Think your thoughts in my mind. Love, through my heart.
Give me your dispositions and feelings.
Teach, lead and guide me to Jesus.
Correct, enlighten and expand my thoughts and behavior.
Possess my soul. Take over my entire personality and life.
Replace it with yourself.
Incline me to constant adoration and thanksgiving.
Pray in me and through me.
Let me live in you and keep me in this union always.
– Pope John Paul II


#17

This is filled with contradiction. If someone professes to believe something then they should hold onto the tenets of what they believe. If they do not, they are hypocritical. This kind of behavior does not mean that they are good persons. None of us is in a position to judge the hearts and minds of men, but those that are Catholic in name only need help.

I was once a cafeteria Catholic…I know what I’m talking about. I needed help and by the grace of God I was given the help I needed.

By the way, it is God that saves…I find it difficult to understand how you have decided that Catholics are not going to heaven.


#18

Yeah, yeah, yeah…I said that the Catholic Church excludes cafeteria Catholics because they don’t accept all the beliefs of the Church. I would never in a million years say they aren’t going to heaven. It’s Rome that says that and I reject that preposterous idea.


#19

The prayer is fine. The idea is to look at Jesus and to love Jesus as his mother did. It is proper to be inclined to constant adoration and thanksgiving. This is purely biblical. Likewise, it is biblical to ask for intercessions and supplications. Scripture also tells us that the prayers of a just man availeth much. Scripture also tells us that we are surrounded by a great cloud of witnesses and that we “have come to Mount Zion and to the city of the living God, the heavenly Jerusalem, and to innumerable angels in festal gathering, and to the assembly of the first-born who are enrolled in heaven, and to a judge who is God of all, and to the spirits of just men made perfect.”

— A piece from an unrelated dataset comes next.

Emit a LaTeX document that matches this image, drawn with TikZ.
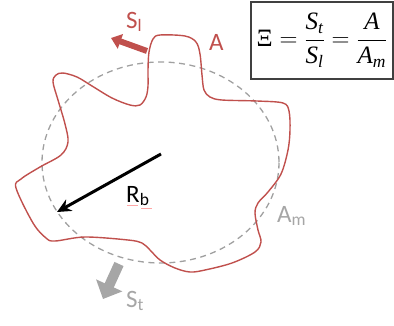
\documentclass[tikz,border=0pt]{standalone}
\usepackage{amsmath}
\usepackage{fontspec}
\setmainfont{Carlito}
\newfontfamily\tnr{Liberation Serif}
\usetikzlibrary{arrows.meta}
\definecolor{cred}{RGB}{192,80,77}
\definecolor{cgray}{RGB}{166,166,166}
\definecolor{dgray}{RGB}{160,160,160}
\tikzset{
  lbl/.style={inner sep=0pt, anchor=base west, font=\fontsize{25}{27}\selectfont},
  redcurve/.style={draw=cred, line width=1.4pt},
  dashcirc/.style={draw=dgray, line width=1.3pt, dash pattern=on 6pt off 4.5pt},
}
\newcommand{\ti}[1]{\text{\tnr\itshape #1}}
\begin{document}
\begin{tikzpicture}[x=1pt,y=-1pt]
\useasboundingbox (0,0) rectangle (394,325);
% dashed mean circle
\coordinate (c) at (161,154);
\draw[dashcirc] (160.5,162.5) ellipse [x radius=118.5, y radius=100.5];
% wavy boundary
\draw[redcurve] plot[smooth cycle, tension=0.55] coordinates {
(148,70) (149,52) (153,39) (160,35) (185,36) (196,42) (200,54) (202,75) (204,90)
(210,97) (222,100) (257,101) (283,103) (289,111) (290,130) (288,150) (281,174)
(268,192) (258,203) (255,213) (258,230) (261,242) (255,252) (232,263) (205,270)
(190,272) (175,268) (160,260) (150,250) (142,243) (128,240) (85,237) (55,241)
(46,238) (33,223) (16,188) (21,179) (40,167) (61,155) (68,142) (65,124) (58,100)
(53,82) (56,75) (63,73) (77,77) (92,86) (112,98) (130,105) (140,105) (146,97) (148,86)};
% radius arrow
\coordinate (rb) at (57,212);
\draw[line width=3pt, -{Stealth[length=14pt,width=13pt]}] (c) -- (rb);
\node[lbl] (rblabel) at (126,202) {R\textsubscript{b}};
\draw[red!35, line width=0.6pt] (127,205) -- (138,205) (141,208) -- (152,208);
% S_l arrow
\coordinate (sltail) at (147,51);
\coordinate (sltip) at (111,38);
\draw[cred, line width=6pt, -{Triangle[length=10pt,width=15pt]}] (sltail) -- (sltip);
\node[lbl, text=cred] (sl) at (126,28) {S\textsubscript{l}};
\node[lbl, text=cred] (alabel) at (209,50) {A};
% S_t arrow
\coordinate (sttail) at (119,264);
\coordinate (sttip) at (103,299);
\draw[cgray, line width=10pt, -{Triangle[length=15pt,width=28pt]}] (sttail) -- (sttip);
\node[lbl, text=cgray] (st) at (126,307) {S\textsubscript{t}};
\node[lbl, text=cgray] (am) at (277,222) {A\textsubscript{m}};
% formula box
\node[draw=black!75, line width=1.2pt, minimum width=142pt, minimum height=77pt, inner sep=0pt,
      font=\fontsize{25}{28}\selectfont] (formula) at (322,40.5)
  {$\displaystyle \text{\tnr Ξ} = \frac{\ti{S}_{\ti{t}}}{\ti{S}_{\ti{l}}} = \frac{\ti{A}}{\ti{A}_{\ti{m}}}$};
\end{tikzpicture}
\end{document}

Since all of these things are scriptural it is appropriate for us to ask the saints that have gone before us, that are the spirits of just men made perfect, to pray for us and to lead us by their example to greater love of God.

I hope this helps.

I hope this helps.


#20

Are you saying that it is okay to believe something and profess it, but to then turn around and cut out the parts that one finds inconvenient or otherwise not to their liking? Are you saying that God will approve any Christian of any denomination that would do such a thing?

The Church is not turning these people away. These people are turning away from the Church which is the body of Christ.